895. I have a question on an earlier answer
you gave to Lord Morgan, which gave a picture of you having clearly
measurable standards which you apply before you authorise somebody
in terms of capital reserves etc. How do you actually assess the
fitness of the practitioners themselves to practise their knowledge
of the work that they have to do? Is there now a recognised qualification
in the various fields? How do you do it?
(Sir Howard Davies) The fitness and propriety test
is a combination. If I take you back to my explanation of authorisation
and permissions, it will depend quite significantly upon the permissions
you want and also your level in the firm, but it will be a combination
of both negative testing, ie, have you got any county court judgments
outstanding against you, and that sort of thing, or any regulatory
offences in the past, so there is that kind of clearance mechanism,
and there will in some cases (though not all) be particular examination
requirements. There is not just one, Lord Elton. There are many.
We approve them. We are not an examination setting body but we
approve the curriculum content of different types of examinations.
It is a competitive market out there and there are different professional
bodies who will produce exams which will meet our requirements
in particular areas, and in some cases there is an experience
requirement. For particular serious senior jobs of overseeing
a whole trading floor, for example, we would expect to see that
person having had some experience of that business before they
get to that role.
896. My concern is more with the small IFAs.

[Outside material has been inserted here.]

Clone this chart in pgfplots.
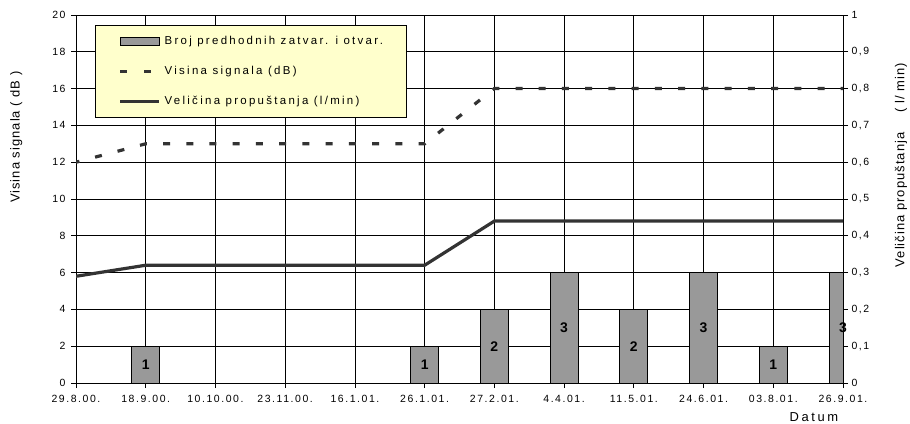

Is there now any recognised qualification that somebody has to
have before they put a plate on their door and say they are authorised
in the sense that they have done the mathematical side of it?
(Sir Howard Davies) There are several that would meet
our requirements. They do have to have a recognised qualification,
yes, but it would not be just one which met our requirements.
We are in the middle of an examination review to look at whether
it would be possible to simplify the examination structure because
it is certainly fair to say that the average consumer is a little
bit puzzled by the letters after people's names which can mean
the same thing but there is a whole set of them. We have had a
positive response to that consultation, to the idea that there
should be a rationalisation, but we expect that rationalisation
to be led by the Financial Sector Skills Council. Our head of
education and training has in fact recently been transferred.
We have seconded him initially to become Chief Executive of the
Financial Sector Skills Council, which is an industry-run body
which will lead this review and, we hope, rationalisation of the
qualifications system. We do not think it is appropriate for the
FSA to set itself up as a kind of national examination board but
we have been promoting rationalisation.
897. Again, looking at the small practitioner,
I was a bit concerned when you answered Lord MacGregor because
you said something which gave me the impression that you really
only tended to pursue breaches where there were very large sums
involved. There was some sort of cost benefit analysis there,
but, of course, for the small investor the misconduct of a very
small firm can be a complete wipe-out. How do you oversee that
field and how do you decide in those circumstances what to pursue?
(Sir Howard Davies) We will always seek to pursue
compensation where we can. The issue I was talking about was whether
we then proceeded to go through the full disciplinary rigour and
also engaged in the fining process or whatever. In quite a number
of our enforcement actions, and this is what I was trying to convey,
we will identify a breach, the firm will say, "Oh dear, oh
dear, we will compensate the investor", and that is what
we will always go forcompensation for the investor. Then
the question will be, do we believe that this was a significantly
serious breach for it to justify the full glory of our disciplinary
process or was this essentially an accidental oversight which
the firm has now corrected and when we look at the systems we
think that they have improved their systems and no useful purpose
would be served by making an example of them in the fining point.
That is a judgment that we make, so we would always pursue compensation
but we would not always necessarily pursue the discipline of fines.
(Mr Whittaker) One particular context in which the
cost benefit analysis does arise in relation to payment of compensation
is that we have administered a pension review which has required
those who have been involved in mis-selling of personal pensions
to take the initiative in working out how much people have lost
as a result of that and to pay them back. Through that process
some £11.5 billion has been repaid to people who have been
mis-sold personal pensions. We have operated a cost benefit process
in deciding whether we should ever do that again and so, particularly
in relation to, for example, mortgage endowments, we have concluded
that the cost benefit analysis would not justify a similar exercise
in that case across the whole industry. If we were to conclude
that it would be justified then we would nevertheless need to
go back to the Treasury and get approval from them in order to
do such an exercise. That is, I think, the only context in which
a cost benefit analysis applies to individual compensation.
Chairman: Thank you very much. Sir Howard, you
have been extremely generous with your time this afternoon. I
am sure there are other questions we would like to have put to
you but we have covered quite a wide range and you have been very
full in your answers, for which we are extremely grateful. It
has been very helpful to us. Thank you very much.